Nunca pensei dizer isto, mas Francisco Louçã esteve bem ao dizer que o Bloco de Esquerda vai apresentar uma moção de censura ao governo que aí vem. E esteve bem porque relembrou publicamente que o importante agora, para os partidos de esquerda, é deixar de diabolizar Jorge Sampaio, como aconteceu durante o fim-de-semana, e começar a fazer oposição ao governo que defendem ser ilegítimo; é fazer "marcação cerrada", como se Santana Lopes fosse Wayne Rooney ou Nuno Gomes em perigosa oportunidade de marcar golo no meio-campo adversário.

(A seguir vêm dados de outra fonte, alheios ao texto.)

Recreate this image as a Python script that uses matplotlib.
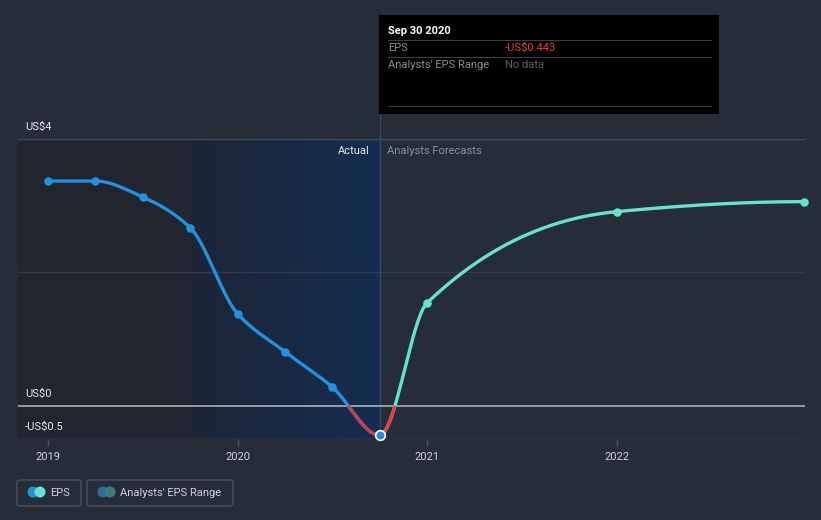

Confesso que a parte que mais me incomodou nas últimas 72 horas políticas foi precisamente essa estupefacção perante a decisão de Sampaio, essa sensação de que Sampaio teria traído o clube de esquerda a que era suposto pertencer (mesmo sendo o mais alto magistrado da nação e, por inerência do cargo, alheio a posições de simpatia ou polarizações políticas), cristalizada nos comentários despropositados de Ana Gomes (pode-se louvar a frontalidade sincera da opinião, mas a gaffe é preocupante pela atitude "ela-não-se-enxerga" que dá a entender; é o tipo de coisa que se esperaria de um político populista, não de uma diplomata com a experiência e o crédito de Ana Gomes).
A esquerda ocupou o essencial do fim-de-semana a renegar Sampaio, em vez de começar desde logo a posicionar-se para garantir que, quando as eleições chegarem (daqui a dois anos, ou antes), estará em condições de disputar uma maioria eleitoral legislativa (que, no fundo, é o seu objectivo desde que o PSD subiu ao poder). Em vez disso, o PS acaba de se estilhaçar numa busca de candidatos à sucessão de Ferro Rodrigues; quando o importante seria ter um PS forte e unido para se credibilizar como oposição ao governo, o partido acaba de desviar as suas atenções para a escolha de um novo líder. Custa até a acreditar que Ferro Rodrigues, que a tanto resistiu estoicamente, escolhesse logo a altura em que o partido precisaria de ter uma fachada unida para abandonar o barco (e, numa opinião estritamente pessoal, perdesse toda a moralidade para criticar o que foi definido como a "fuga" de Durão Barroso), considerando que a opção pela continuidade de Sampaio era uma derrota sua pessoal — o que implica que Ferro estaria, assim, a assumir-se como líder (que não era) de uma esquerda unida pelas antecipadas. (E não me estou a esquecer que a esquerda entendida num sentido lato e global não se reduz ao PS, mas convenhamos que o PCP e o BE não são por si só alternativas elegíveis a um governo PSD/PP.)
Ou seja, a sensação que tudo isto me dá é que a esquerda se decidiu a eleger Sampaio como seu "inimigo", quando o verdadeiro "inimigo" é outro. Não me parece que diabolizar Jorge Sampaio sirva os interesses de quem quer que seja, a não ser os da direita; e, neste momento, Portugal, como qualquer democracia parlamentar, precisa de uma oposição segura e forte como "fiel da balança" de um governo que se começa já a adivinhar impopular. Não creio que seja essa a oposição que agora temos. E parece-me que não é para amanhã que ela se vai endireitar.